Gritar a los helicópteros

Milagros Socorro

Cuando llego a la esquina de Barquillo con Alcalá, donde está la sede del Instituto Cervantes, la calle está llena de manifestantes. No hay duda de que es una marcha multitudinaria la que tiene lugar en Madrid el jueves 29 de marzo. Se sabe, además, que la de Barcelona es aún más nutrida; y que diversas ciudades del reino se ha sumado a la protesta.

No esperaba que la marcha fuera tan concurrida porque durante el día el comercio había respondido de firma tibia al llamado a paro; y hubo muchos locales que vinieron a cerrar después de mediodía, más que nada por temor a la censura de los manifestantes.
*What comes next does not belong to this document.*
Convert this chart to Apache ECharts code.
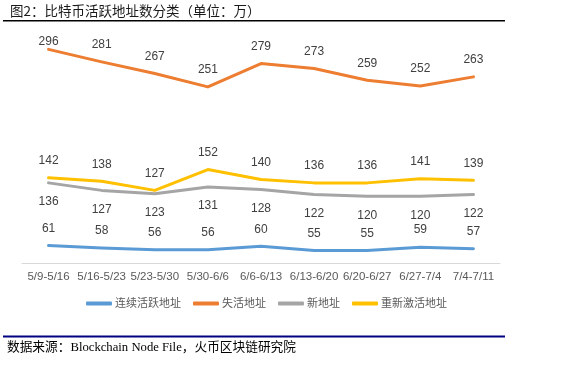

Pero al final de la tarde las calles céntricas de Madrid se vieron inundadas de viandantes que se dirigían hacia la calle Alcalá, por donde pasaría la marcha.

Fui por curiosidad. El desinterés de los españoles frente al drama de Venezuela en los últimos años y el hecho de que se hayan desentendido de la progresiva destrucción de nuestras instituciones, que en su momento se volvieron hacia España para contribuir a la transición hacia la democracia de ese país, me ha quitado todo ánimo de relacionarme con sus asuntos (no hasta el punto de entrar siquiera a una librería, no seré yo quien rompa una huelga de trabajadores ni aquí ni en Pekín). Ningún demócrata venezolano apuesta al deterioro de la economía de España, de manera que no tenemos ningún problema con la presencia en nuestro país de Telefónica, por ejemplo, ni de los bancos con sede principal en la península. Pero nos hemos quedado esperando mayor firmeza en la defensa de los españoles víctimas de expropiación, persecución, secuestro y extorsión en Venezuela; algún gesto de reconocimiento a la oposición democrática (incluso a individualidades y organizaciones que en un pasado reciente brindaron apoyo a Felipe González, por mencionar a alguien, y a la naciente democracia española) y, definitivamente, hubiéramos preferido que España no hubiera colmado las manos de Chávez con bombas lacrimógenas que el régimen ha usado contra nuestros hijos.

Fui, pues, a pararme en una acera. Muy pronto vería un protocolo muy familiar. Los manifestantes, de pronto, echan a gritar levantando los brazos en dirección a lo que creo que es un balcón (será la ventana del equivalente a un badulaque tipo Isaías Rodríguez, pensé). Pues no. La algazara la estimulaba un helicóptero de la policía. Exactamente igual que en Caracas, donde el vuelo de los helicópteros atiza el las pasiones de la Disip o de apoyo, si corresponden a algún medio de comunicación independiente. Aquí ninguna nave despierta simpatía. Tampoco hay motorizados del gobierno, identificados con franelas de algún color, dando vueltas por las inmediaciones de la protesta. Lo que si hay, convenientemente atravesada, es una cava llena de hielo y latas. Un muchacho vocea: “cervezas, bien frías“.

La gente protesta porque no tiene acceso a la vivienda y muchos han perdido sus casas al no poder pagar las mensualidades. Protestan porque el gobierno de Rajoy ha aprobado una reforma laboral que abarata el despido en un país donde ya hay 5 millones de desempleados y no se vislumbran posibilidades de una mejora de la economía que redunde en un incremento de las plazas laborales (una mujer desfila con un cartel que pone: “No necesito sexo. Ya este gobierno me jode a diario“). Protestan porque los jóvenes no tienen futuro en su país (un muchacho lleva un cartón donde se lee: “Si tienes dos títulos universitarios y hablas 3 idiomas, tienes salida en España: ¡Barajas¡ (el aeropuerto de Madrid)“.

He leído los suficientes disparates sobre Venezuela como para saber que no se debe opinar sobre el país que no se padece, pero tengo la impresión de que esta marcha es una especie de puesta en escena de un conflicto al que, de momento, no se le ve salida. El Estado español ha estado gastando más de lo que produce. Tiene un déficit tremendo que en vez de ceder sigue creciendo. El actual gobierno da la impresión de que los errores de la economía los van a pagar los más débiles, los que no hicieron nada para crear el actual caos.

De regreso a casa voy pensando que el gran ardid de Chávez ha sido crear la ilusión de que mientras él esté en el poder, los pobres no van a pagar los platos rotos por el capitalismo mundial, por los bancos y, en fin, por los poderosos. En realidad, no ha hecho más que hipotecar el futuro de varias generaciones de venezolanos, pero les ha hecho creer a muchos que está ahí para impedir, precisamente, lo que en verdad hace.